▶ _OBJECTIVE_
Omit pictures and quote the listing below line by line, from its start through the line that holds "const bracketLegEnds = [31.3, 45.9];".
● ● ● ● ● ● ●
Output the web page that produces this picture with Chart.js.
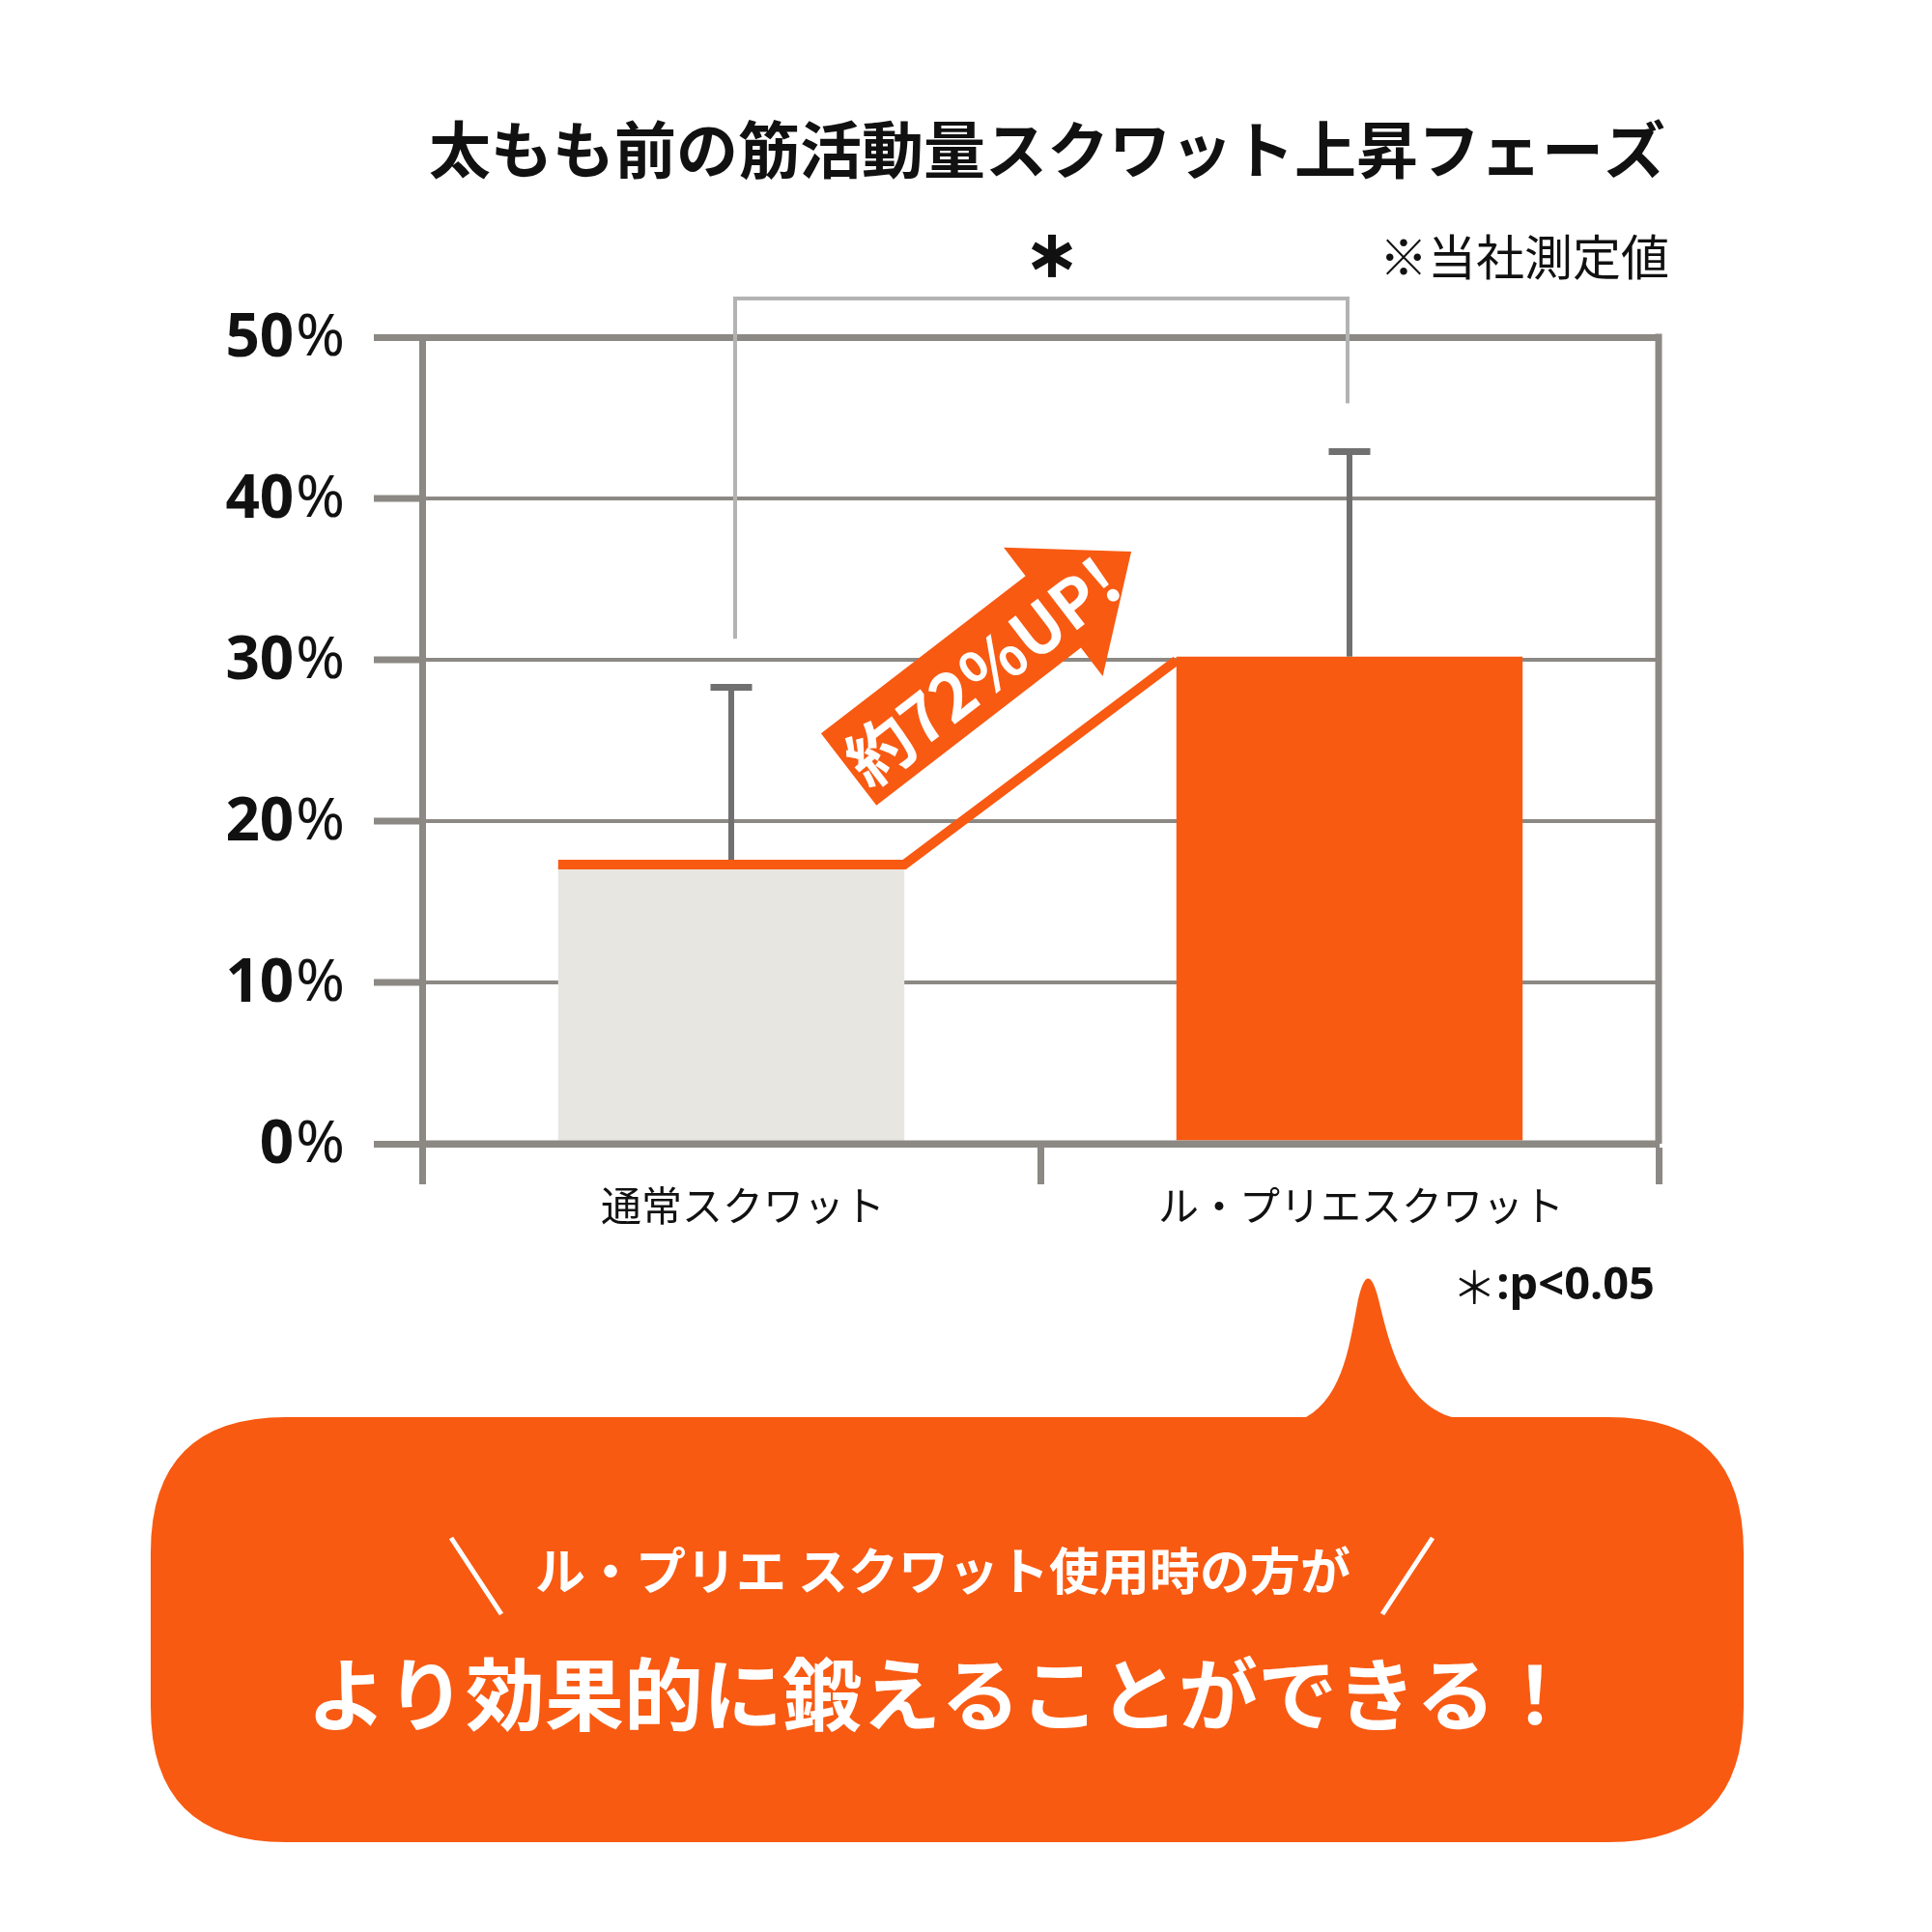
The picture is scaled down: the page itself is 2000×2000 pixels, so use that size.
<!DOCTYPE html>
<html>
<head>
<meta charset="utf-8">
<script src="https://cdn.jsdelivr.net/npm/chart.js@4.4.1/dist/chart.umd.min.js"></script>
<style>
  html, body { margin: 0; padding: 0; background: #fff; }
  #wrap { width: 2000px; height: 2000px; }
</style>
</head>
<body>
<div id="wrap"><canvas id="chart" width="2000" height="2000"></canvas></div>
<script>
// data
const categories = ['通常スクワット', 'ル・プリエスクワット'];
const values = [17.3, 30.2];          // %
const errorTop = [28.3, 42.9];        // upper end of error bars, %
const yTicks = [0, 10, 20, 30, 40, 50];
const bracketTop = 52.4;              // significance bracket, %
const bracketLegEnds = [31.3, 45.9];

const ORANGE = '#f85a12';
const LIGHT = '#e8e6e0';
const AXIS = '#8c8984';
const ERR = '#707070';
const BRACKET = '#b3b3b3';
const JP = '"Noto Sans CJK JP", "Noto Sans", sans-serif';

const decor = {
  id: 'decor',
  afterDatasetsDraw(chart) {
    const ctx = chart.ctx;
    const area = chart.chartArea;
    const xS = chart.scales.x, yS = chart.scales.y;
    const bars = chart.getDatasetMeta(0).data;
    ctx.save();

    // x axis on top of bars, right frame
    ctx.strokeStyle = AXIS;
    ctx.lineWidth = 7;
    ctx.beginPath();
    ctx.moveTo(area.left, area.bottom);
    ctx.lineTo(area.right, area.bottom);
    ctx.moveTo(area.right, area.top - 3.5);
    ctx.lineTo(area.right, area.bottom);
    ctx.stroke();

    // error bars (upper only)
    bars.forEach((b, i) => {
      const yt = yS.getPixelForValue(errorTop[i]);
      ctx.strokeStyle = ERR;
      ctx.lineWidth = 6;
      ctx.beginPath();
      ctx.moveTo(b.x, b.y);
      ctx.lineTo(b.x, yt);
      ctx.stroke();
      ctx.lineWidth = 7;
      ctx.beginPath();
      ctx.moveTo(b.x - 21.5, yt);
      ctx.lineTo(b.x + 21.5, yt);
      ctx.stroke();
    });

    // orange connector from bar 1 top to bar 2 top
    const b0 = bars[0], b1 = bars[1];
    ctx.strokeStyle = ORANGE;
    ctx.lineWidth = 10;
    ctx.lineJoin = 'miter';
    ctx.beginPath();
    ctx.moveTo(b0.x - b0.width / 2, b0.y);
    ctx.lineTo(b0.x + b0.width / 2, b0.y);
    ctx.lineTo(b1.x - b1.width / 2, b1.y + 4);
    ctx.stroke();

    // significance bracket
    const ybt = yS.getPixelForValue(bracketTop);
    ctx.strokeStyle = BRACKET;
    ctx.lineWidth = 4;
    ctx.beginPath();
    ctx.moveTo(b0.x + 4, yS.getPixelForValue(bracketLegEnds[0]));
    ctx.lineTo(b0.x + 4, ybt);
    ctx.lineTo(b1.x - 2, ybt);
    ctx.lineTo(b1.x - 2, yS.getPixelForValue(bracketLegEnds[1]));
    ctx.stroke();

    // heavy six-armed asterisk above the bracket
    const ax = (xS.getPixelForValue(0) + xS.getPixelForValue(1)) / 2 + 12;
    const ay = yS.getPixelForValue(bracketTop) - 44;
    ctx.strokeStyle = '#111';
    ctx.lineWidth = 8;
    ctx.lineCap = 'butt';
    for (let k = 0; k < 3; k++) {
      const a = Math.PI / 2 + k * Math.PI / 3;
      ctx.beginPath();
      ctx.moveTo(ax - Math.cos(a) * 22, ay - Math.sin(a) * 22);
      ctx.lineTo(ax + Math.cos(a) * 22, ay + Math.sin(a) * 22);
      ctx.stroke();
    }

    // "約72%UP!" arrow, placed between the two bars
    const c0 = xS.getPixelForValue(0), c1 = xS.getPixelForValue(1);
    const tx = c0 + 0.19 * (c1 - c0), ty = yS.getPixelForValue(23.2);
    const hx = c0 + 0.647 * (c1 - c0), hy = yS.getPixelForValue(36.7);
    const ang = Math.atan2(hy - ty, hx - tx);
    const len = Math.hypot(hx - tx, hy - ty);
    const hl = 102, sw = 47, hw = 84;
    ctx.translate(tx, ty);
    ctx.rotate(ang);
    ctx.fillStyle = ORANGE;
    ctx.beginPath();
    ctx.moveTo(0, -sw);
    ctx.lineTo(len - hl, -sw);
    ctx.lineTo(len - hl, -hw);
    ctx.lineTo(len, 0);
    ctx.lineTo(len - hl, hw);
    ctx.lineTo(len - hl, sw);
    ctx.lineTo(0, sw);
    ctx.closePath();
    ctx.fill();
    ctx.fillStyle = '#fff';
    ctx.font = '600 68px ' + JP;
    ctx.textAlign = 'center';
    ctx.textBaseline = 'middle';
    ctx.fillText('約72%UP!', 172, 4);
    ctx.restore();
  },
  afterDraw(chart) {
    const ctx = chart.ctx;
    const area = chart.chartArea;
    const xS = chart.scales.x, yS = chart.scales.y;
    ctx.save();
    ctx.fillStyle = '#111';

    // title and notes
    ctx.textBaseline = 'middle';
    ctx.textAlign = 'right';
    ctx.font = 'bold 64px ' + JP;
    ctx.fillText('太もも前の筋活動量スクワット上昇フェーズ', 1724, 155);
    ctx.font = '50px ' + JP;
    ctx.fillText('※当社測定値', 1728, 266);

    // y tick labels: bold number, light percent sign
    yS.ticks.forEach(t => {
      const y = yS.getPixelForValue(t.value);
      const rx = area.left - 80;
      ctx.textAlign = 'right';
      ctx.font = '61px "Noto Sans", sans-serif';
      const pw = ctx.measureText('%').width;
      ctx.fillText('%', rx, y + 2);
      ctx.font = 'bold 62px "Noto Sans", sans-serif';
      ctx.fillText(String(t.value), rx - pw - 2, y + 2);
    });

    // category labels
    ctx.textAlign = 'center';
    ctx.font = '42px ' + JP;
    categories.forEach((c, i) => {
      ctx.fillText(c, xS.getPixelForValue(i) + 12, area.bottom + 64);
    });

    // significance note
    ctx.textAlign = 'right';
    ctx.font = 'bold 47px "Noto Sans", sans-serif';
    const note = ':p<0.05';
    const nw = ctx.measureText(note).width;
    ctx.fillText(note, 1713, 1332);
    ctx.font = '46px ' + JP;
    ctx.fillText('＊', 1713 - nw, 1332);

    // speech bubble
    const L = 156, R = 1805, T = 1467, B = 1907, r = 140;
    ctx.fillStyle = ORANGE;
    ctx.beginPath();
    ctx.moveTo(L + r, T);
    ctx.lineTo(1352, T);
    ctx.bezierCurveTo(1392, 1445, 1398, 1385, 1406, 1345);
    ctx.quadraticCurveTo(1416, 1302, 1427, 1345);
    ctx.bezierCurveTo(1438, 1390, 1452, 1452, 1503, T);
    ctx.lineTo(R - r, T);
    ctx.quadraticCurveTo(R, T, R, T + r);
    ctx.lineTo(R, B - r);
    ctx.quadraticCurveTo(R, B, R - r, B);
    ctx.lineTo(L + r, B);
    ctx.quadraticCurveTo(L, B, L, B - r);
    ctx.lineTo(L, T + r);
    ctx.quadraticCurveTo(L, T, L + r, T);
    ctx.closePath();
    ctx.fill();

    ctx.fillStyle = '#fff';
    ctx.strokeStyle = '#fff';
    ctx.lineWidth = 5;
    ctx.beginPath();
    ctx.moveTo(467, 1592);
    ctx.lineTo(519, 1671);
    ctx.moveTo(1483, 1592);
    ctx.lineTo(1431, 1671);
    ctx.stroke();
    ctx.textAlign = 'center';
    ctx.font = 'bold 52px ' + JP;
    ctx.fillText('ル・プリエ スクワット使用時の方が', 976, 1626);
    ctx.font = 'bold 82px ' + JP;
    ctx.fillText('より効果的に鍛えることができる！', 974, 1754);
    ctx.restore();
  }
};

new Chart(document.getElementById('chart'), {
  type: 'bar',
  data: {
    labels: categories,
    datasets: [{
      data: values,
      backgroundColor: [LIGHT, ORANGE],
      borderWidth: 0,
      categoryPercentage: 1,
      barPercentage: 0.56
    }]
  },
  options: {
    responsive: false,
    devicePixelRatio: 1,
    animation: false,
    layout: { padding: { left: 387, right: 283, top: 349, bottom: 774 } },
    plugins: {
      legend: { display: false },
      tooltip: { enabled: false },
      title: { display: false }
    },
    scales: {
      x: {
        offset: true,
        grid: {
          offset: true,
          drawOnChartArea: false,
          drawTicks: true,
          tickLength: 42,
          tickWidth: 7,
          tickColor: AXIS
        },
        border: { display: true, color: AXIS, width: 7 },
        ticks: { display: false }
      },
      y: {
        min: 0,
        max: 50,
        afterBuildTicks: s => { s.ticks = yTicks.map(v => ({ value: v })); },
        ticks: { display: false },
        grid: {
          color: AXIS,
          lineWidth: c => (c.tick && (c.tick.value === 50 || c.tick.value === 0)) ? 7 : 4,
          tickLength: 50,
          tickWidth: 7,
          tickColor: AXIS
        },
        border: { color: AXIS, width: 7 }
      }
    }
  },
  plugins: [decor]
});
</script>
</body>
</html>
● ● ● ● ● ● ●
▶ _ANSWER TO THE TASK_
Output the web page that produces this picture with Chart.js.
The picture is scaled down: the page itself is 2000×2000 pixels, so use that size.
<!DOCTYPE html>
<html>
<head>
<meta charset="utf-8">
<script src="https://cdn.jsdelivr.net/npm/chart.js@4.4.1/dist/chart.umd.min.js"></script>
<style>
  html, body { margin: 0; padding: 0; background: #fff; }
  #wrap { width: 2000px; height: 2000px; }
</style>
</head>
<body>
<div id="wrap"><canvas id="chart" width="2000" height="2000"></canvas></div>
<script>
// data
const categories = ['通常スクワット', 'ル・プリエスクワット'];
const values = [17.3, 30.2];          // %
const errorTop = [28.3, 42.9];        // upper end of error bars, %
const yTicks = [0, 10, 20, 30, 40, 50];
const bracketTop = 52.4;              // significance bracket, %
const bracketLegEnds = [31.3, 45.9];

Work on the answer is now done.